Así llegamos a la tercera parte del libro, que coincide con el título del libro y realiza una descripción de cuatro puntos para una evaluación prospectiva: primero, ¿evitar el fracaso no es también una manera de reprimir el deseo? Si no volvemos a las pasiones existenciales, como la angustia, ¿podremos llegar a una idea de identidad que no sea superficial? Segundo, ¿a dónde fue a parar la sexualidad? En un mundo de deseos débiles, cada vez más personas retroceden ante el sexo y hasta surgió la figura de la “asexualidad”. ¿Es indispensable que el ser humano sea sexuado, en un mundo en que la reproducción ya no necesita el encuentro de los cuerpos? Plantear este tipo de preguntas es de crucial importancia para pensar el horizonte futuro de la humanidad.
En tercer lugar, como dije al principio, la capacidad de estar solo es una potencia y no se relaciona con estar efectivamente con otros, sino con una apertura a la vincularidad. Si en este siglo no recuperamos la importancia de la interioridad y de la posibilidad de ser nosotros a partir del encuentro con una instancia de alteridad, no muy lejos viviremos como robots que solamente reaccionan y responden a estímulos en función de circunstancias; por lo tanto, es hora de volver a preguntarnos qué es un lazo verdaderamente humano.
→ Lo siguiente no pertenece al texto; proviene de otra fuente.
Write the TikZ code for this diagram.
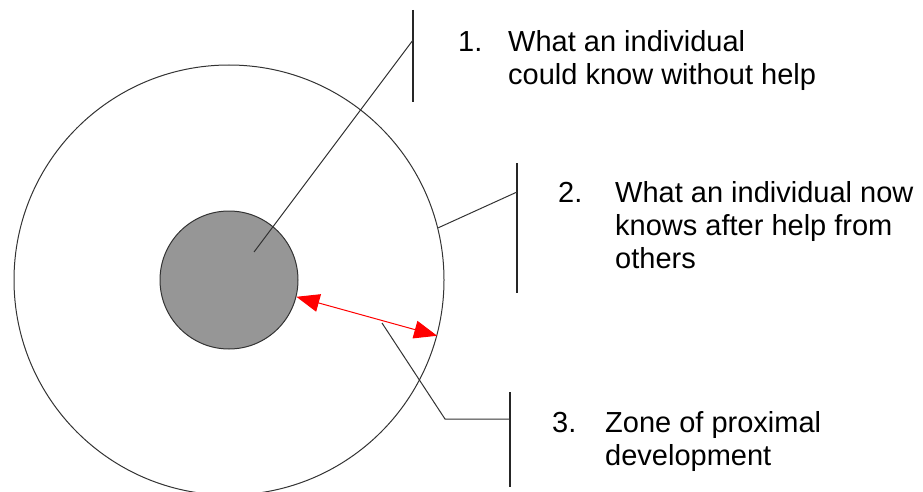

Por último, existe la soledad elegida, que no se basa en un repliegue ni es una forma de aislamiento, dado que conserva la disponibilidad para los demás. Elegimos la soledad para ciertos procesos psíquicos personales, pero también en un vínculo, como cuando tenemos que aceptar que amar al otro es reconocer que una parte suya es inaccesible. Porque ni siquiera el amor, la más fusional de las pasiones, consigue hacer que dos se vuelvan uno. Hay un fondo de soledad, por el solo hecho de existir, que a cada uno le toca ver cómo manejará.
En un vínculo nunca dejamos de ser dos, unidos por una resistencia a la integración. Ser dos soledades unidas no es lo mismo que dos personas solas que no pueden separarse.